§ **WHAT IS ASKED**
Retype, exactly as they stand, the lines from the start of the data to the line that contains "const gris = '#868686';", both ends included. Leave the pictures out.

[Begin DATASET SECTION]

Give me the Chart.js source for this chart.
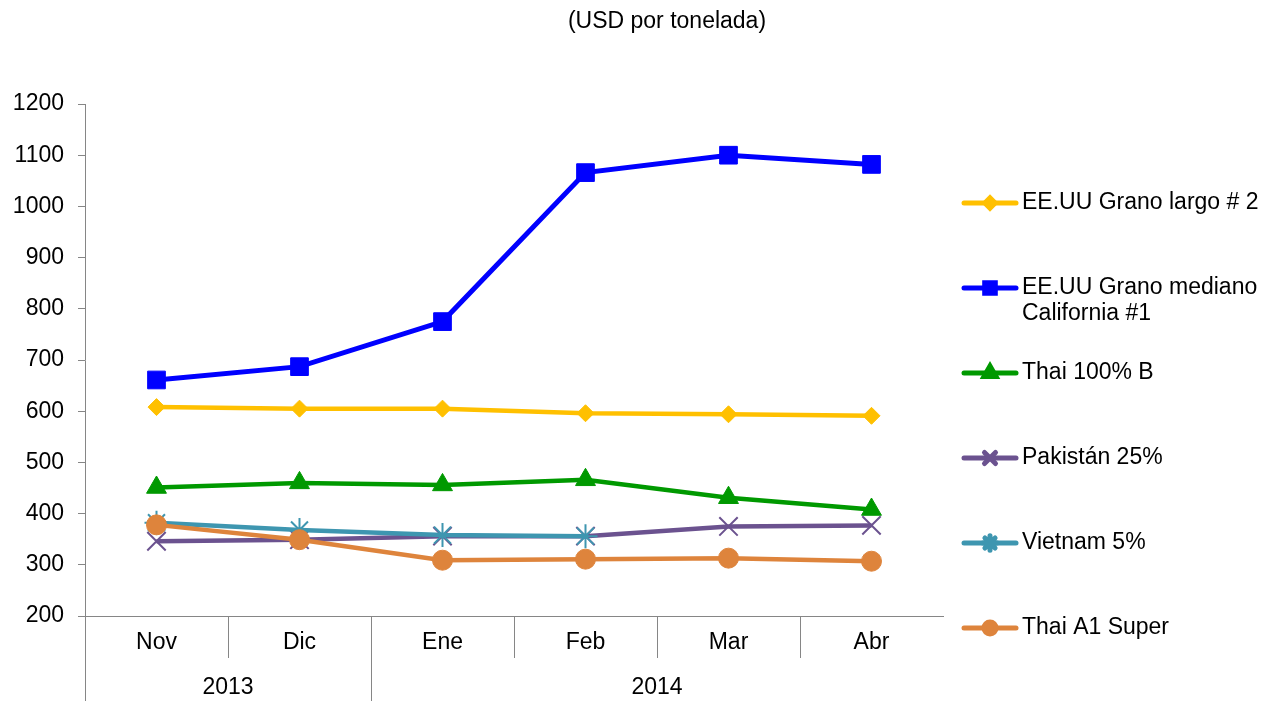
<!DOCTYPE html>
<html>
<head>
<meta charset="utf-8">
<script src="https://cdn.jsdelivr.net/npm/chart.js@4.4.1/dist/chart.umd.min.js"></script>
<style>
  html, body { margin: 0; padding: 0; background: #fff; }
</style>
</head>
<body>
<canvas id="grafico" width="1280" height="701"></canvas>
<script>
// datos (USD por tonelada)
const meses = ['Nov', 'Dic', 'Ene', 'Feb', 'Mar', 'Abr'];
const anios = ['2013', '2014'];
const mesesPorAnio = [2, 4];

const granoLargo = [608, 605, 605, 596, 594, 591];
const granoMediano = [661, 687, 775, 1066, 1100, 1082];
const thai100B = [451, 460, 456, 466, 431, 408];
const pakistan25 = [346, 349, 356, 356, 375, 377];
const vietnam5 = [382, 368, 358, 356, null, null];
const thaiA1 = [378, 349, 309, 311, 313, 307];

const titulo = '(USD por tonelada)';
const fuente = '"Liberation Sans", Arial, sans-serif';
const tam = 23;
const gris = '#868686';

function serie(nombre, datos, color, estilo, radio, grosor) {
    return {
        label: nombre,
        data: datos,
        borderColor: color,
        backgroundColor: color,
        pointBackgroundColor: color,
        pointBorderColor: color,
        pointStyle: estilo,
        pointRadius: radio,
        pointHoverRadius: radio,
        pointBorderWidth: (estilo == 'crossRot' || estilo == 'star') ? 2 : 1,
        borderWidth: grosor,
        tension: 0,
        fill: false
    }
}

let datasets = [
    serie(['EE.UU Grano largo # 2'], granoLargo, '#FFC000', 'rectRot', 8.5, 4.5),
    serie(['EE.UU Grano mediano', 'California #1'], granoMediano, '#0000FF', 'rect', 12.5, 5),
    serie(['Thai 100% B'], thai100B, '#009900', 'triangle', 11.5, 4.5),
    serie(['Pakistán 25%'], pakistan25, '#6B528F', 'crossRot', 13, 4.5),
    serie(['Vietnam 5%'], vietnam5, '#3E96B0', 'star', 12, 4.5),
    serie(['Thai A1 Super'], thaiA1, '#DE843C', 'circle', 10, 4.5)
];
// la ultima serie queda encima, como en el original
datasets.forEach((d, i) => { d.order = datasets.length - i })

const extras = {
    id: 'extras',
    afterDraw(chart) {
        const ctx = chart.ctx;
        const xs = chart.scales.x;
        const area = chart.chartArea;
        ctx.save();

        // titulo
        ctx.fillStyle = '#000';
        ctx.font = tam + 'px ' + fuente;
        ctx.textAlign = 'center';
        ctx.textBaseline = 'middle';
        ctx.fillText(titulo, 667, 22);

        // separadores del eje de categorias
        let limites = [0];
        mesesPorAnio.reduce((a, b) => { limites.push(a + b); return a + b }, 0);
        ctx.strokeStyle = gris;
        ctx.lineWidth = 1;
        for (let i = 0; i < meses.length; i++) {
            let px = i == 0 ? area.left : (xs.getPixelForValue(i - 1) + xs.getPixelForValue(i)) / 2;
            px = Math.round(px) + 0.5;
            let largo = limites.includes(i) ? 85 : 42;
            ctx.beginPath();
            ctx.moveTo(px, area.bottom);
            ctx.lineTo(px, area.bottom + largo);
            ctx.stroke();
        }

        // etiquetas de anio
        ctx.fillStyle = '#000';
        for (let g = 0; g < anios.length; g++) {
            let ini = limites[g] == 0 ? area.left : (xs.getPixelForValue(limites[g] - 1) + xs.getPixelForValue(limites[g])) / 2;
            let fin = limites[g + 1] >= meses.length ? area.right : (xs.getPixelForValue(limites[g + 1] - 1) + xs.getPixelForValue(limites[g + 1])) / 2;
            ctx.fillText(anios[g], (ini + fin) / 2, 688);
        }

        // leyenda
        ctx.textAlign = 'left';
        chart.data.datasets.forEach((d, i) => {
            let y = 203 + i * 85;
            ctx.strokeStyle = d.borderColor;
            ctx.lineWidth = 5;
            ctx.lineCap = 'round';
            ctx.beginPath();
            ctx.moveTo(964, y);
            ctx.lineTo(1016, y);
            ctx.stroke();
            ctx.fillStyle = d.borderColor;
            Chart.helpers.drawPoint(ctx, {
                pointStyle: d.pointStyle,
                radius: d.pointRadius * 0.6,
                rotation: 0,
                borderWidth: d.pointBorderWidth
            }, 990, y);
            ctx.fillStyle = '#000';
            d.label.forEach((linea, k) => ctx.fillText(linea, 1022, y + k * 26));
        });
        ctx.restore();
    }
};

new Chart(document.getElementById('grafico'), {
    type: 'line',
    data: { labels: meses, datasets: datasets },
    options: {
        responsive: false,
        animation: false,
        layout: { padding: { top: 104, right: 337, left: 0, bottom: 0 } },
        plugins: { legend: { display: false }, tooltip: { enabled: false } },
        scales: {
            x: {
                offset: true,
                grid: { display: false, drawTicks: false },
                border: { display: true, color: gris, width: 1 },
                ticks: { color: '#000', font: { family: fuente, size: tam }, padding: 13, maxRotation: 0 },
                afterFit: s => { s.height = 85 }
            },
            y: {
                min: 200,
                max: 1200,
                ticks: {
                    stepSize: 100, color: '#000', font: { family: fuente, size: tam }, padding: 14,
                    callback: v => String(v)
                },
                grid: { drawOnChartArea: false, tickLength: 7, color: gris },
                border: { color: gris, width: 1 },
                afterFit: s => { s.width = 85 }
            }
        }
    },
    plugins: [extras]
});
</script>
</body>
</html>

[End DATASET SECTION]

§ **RESPONSE TO THE TASK**
Give me the Chart.js source for this chart.
<!DOCTYPE html>
<html>
<head>
<meta charset="utf-8">
<script src="https://cdn.jsdelivr.net/npm/chart.js@4.4.1/dist/chart.umd.min.js"></script>
<style>
  html, body { margin: 0; padding: 0; background: #fff; }
</style>
</head>
<body>
<canvas id="grafico" width="1280" height="701"></canvas>
<script>
// datos (USD por tonelada)
const meses = ['Nov', 'Dic', 'Ene', 'Feb', 'Mar', 'Abr'];
const anios = ['2013', '2014'];
const mesesPorAnio = [2, 4];

const granoLargo = [608, 605, 605, 596, 594, 591];
const granoMediano = [661, 687, 775, 1066, 1100, 1082];
const thai100B = [451, 460, 456, 466, 431, 408];
const pakistan25 = [346, 349, 356, 356, 375, 377];
const vietnam5 = [382, 368, 358, 356, null, null];
const thaiA1 = [378, 349, 309, 311, 313, 307];

const titulo = '(USD por tonelada)';
const fuente = '"Liberation Sans", Arial, sans-serif';
const tam = 23;
const gris = '#868686';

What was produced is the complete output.